_What is expected_
Pictures stay out. Extract the lines below from the first one through the line with "0.000541, 0.000143, 0.0000195, 0.0000119];", both included.

_Material_

_ _ _ _

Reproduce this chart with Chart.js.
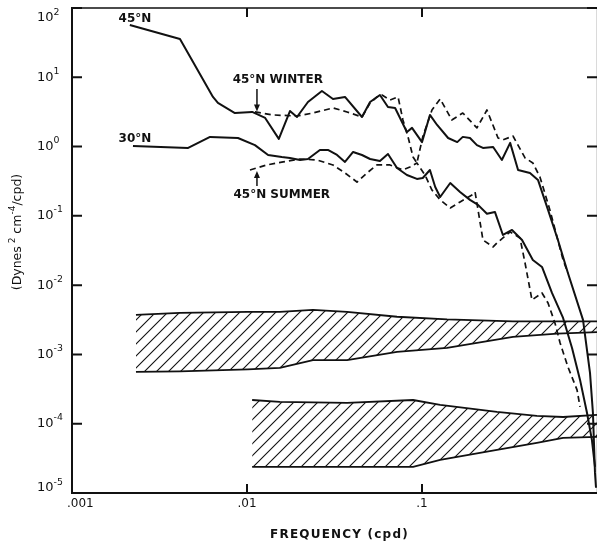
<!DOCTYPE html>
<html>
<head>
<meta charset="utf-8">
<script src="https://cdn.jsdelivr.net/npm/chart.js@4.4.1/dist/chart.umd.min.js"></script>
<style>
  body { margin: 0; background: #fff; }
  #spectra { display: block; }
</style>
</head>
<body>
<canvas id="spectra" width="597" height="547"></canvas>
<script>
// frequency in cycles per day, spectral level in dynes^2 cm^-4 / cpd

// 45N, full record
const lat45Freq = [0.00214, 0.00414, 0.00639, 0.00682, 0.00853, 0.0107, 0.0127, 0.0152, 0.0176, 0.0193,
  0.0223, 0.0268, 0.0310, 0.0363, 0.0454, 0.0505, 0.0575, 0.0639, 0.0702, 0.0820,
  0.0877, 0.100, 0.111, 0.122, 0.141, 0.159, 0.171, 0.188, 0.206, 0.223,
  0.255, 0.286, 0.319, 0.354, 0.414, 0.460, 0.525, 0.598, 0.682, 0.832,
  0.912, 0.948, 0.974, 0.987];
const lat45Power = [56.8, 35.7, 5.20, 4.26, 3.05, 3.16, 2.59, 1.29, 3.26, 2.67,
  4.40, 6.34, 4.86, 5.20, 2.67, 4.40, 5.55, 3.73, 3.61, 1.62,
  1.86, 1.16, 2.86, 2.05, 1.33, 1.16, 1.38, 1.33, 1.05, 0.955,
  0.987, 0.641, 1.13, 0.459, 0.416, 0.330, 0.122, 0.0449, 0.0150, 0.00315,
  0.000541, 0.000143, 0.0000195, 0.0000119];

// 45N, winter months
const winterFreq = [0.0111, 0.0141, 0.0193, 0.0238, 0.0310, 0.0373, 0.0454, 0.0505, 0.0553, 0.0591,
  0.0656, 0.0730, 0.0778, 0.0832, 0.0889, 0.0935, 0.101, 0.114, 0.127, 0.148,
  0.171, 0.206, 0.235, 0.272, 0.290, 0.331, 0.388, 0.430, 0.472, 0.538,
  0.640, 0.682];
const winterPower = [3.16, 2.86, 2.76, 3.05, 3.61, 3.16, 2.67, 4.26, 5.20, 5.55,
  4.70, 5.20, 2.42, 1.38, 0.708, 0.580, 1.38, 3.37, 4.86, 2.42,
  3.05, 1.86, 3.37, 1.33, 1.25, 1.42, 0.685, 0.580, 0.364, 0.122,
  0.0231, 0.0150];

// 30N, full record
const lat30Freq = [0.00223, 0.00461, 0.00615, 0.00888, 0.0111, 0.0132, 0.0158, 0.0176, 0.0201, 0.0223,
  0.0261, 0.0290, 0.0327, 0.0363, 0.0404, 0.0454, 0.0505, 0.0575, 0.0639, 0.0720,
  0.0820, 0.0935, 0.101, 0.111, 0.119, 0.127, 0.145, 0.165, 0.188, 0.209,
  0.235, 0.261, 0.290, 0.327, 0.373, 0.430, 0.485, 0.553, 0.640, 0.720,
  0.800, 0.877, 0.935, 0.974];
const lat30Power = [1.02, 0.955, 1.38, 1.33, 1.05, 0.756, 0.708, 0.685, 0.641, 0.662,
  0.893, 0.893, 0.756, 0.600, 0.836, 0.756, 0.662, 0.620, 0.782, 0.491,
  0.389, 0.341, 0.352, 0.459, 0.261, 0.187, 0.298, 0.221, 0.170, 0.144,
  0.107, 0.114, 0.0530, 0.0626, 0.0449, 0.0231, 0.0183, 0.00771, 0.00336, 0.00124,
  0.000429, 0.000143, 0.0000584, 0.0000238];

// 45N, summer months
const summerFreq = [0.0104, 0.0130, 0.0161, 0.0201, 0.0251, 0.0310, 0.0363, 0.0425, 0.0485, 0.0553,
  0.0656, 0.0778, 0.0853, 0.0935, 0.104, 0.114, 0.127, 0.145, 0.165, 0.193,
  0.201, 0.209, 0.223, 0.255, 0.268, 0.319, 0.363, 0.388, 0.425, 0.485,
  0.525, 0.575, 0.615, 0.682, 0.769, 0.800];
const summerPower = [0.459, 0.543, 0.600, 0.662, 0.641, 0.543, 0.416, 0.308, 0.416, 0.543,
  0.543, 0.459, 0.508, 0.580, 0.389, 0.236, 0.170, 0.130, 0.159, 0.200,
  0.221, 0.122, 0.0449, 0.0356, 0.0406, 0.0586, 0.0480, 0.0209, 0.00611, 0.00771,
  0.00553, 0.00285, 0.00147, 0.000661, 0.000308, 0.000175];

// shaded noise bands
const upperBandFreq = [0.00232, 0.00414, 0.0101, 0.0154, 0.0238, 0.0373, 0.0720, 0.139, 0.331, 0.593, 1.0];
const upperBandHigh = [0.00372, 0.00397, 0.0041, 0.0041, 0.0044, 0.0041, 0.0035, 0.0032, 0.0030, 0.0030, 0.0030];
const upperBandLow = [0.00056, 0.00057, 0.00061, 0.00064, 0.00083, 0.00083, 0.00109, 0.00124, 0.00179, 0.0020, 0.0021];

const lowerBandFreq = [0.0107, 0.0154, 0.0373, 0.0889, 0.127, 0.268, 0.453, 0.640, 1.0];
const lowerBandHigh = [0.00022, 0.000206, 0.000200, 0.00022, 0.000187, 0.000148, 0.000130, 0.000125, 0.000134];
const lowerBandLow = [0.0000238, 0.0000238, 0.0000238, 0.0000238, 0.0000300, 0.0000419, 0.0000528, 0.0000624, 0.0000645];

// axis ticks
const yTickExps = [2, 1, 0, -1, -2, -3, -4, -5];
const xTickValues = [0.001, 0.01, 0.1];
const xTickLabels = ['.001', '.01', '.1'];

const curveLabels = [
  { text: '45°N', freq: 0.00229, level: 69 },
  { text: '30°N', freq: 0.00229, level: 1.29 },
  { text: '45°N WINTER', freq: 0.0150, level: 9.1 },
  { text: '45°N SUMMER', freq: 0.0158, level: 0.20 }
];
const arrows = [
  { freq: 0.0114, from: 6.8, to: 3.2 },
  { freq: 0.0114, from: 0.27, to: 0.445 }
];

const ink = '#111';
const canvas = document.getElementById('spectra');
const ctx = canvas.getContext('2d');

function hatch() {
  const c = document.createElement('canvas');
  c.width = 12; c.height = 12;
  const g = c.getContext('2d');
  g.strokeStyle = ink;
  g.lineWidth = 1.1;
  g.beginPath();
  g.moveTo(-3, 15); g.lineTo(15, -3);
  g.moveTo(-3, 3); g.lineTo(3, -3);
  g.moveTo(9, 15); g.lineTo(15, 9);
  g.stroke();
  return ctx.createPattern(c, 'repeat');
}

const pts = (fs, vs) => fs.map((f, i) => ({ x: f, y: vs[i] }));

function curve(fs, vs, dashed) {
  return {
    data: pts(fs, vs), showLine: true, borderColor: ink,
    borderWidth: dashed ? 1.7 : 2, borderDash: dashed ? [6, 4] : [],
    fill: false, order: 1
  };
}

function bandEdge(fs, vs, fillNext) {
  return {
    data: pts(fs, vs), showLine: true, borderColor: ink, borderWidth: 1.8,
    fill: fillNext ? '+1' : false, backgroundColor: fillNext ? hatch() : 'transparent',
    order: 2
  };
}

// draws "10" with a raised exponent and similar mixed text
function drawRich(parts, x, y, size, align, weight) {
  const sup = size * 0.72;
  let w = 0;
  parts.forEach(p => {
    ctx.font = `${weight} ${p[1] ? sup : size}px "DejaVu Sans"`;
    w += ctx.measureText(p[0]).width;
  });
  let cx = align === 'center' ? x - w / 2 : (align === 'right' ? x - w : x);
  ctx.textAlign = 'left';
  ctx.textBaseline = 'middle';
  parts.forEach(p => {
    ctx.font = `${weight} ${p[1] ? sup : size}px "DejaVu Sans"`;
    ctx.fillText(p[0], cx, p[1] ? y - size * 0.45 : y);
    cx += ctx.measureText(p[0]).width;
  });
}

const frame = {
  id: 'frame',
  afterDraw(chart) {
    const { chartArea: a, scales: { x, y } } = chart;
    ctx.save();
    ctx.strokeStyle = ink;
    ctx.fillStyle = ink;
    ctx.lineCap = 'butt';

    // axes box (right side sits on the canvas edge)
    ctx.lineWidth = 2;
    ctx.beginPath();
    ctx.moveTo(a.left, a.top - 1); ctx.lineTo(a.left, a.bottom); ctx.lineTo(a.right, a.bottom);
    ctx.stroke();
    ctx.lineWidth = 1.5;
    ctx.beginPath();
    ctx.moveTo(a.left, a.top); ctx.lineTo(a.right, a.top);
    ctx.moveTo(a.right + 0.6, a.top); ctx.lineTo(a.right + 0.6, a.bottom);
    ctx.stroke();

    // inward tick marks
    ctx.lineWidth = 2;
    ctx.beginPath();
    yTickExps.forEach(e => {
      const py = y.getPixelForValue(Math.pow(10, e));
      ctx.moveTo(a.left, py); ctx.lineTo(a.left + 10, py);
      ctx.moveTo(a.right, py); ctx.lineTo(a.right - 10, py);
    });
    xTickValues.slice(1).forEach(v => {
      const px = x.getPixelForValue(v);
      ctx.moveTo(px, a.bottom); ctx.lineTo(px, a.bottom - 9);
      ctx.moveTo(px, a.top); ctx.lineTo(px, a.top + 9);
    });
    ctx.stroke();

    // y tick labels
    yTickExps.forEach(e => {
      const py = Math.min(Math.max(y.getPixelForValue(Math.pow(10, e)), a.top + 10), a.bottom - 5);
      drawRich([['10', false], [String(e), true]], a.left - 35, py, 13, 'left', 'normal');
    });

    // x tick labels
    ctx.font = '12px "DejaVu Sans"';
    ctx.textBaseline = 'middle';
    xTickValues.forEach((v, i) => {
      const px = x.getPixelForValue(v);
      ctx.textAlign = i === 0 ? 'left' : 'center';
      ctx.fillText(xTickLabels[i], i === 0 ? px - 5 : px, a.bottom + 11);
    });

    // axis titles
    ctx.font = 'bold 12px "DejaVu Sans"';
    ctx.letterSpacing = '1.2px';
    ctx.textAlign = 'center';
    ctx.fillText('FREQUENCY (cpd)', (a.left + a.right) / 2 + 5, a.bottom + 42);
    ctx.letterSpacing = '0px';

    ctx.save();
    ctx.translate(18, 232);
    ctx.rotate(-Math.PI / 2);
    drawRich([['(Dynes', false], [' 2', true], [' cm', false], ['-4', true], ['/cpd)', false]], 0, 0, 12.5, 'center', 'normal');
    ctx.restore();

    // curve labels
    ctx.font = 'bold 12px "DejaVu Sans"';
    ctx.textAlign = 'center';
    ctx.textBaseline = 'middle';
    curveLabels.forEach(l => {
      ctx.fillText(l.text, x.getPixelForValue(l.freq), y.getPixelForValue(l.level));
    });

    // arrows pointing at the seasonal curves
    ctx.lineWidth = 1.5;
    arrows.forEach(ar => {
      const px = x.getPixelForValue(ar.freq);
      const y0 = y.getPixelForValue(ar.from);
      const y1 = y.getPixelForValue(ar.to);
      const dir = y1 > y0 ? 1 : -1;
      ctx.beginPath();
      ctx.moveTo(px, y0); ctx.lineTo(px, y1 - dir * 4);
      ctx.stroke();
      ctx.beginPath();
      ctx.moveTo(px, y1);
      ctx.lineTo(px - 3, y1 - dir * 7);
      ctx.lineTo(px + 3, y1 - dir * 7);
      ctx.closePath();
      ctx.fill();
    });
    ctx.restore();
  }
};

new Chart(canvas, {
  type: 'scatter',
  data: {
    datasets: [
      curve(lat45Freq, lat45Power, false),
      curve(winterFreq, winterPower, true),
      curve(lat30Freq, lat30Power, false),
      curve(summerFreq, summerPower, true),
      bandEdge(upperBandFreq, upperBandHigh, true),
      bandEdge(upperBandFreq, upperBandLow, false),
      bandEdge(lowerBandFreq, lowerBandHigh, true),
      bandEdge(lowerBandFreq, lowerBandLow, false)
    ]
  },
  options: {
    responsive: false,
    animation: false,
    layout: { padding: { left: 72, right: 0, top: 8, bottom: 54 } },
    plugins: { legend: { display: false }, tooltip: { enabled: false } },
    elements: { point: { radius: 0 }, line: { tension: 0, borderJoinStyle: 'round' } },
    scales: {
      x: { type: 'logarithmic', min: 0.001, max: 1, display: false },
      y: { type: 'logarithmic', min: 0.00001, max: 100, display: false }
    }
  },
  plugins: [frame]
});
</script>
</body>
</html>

_ _ _ _

_Complete answer_
Reproduce this chart with Chart.js.
<!DOCTYPE html>
<html>
<head>
<meta charset="utf-8">
<script src="https://cdn.jsdelivr.net/npm/chart.js@4.4.1/dist/chart.umd.min.js"></script>
<style>
  body { margin: 0; background: #fff; }
  #spectra { display: block; }
</style>
</head>
<body>
<canvas id="spectra" width="597" height="547"></canvas>
<script>
// frequency in cycles per day, spectral level in dynes^2 cm^-4 / cpd

// 45N, full record
const lat45Freq = [0.00214, 0.00414, 0.00639, 0.00682, 0.00853, 0.0107, 0.0127, 0.0152, 0.0176, 0.0193,
  0.0223, 0.0268, 0.0310, 0.0363, 0.0454, 0.0505, 0.0575, 0.0639, 0.0702, 0.0820,
  0.0877, 0.100, 0.111, 0.122, 0.141, 0.159, 0.171, 0.188, 0.206, 0.223,
  0.255, 0.286, 0.319, 0.354, 0.414, 0.460, 0.525, 0.598, 0.682, 0.832,
  0.912, 0.948, 0.974, 0.987];
const lat45Power = [56.8, 35.7, 5.20, 4.26, 3.05, 3.16, 2.59, 1.29, 3.26, 2.67,
  4.40, 6.34, 4.86, 5.20, 2.67, 4.40, 5.55, 3.73, 3.61, 1.62,
  1.86, 1.16, 2.86, 2.05, 1.33, 1.16, 1.38, 1.33, 1.05, 0.955,
  0.987, 0.641, 1.13, 0.459, 0.416, 0.330, 0.122, 0.0449, 0.0150, 0.00315,
  0.000541, 0.000143, 0.0000195, 0.0000119];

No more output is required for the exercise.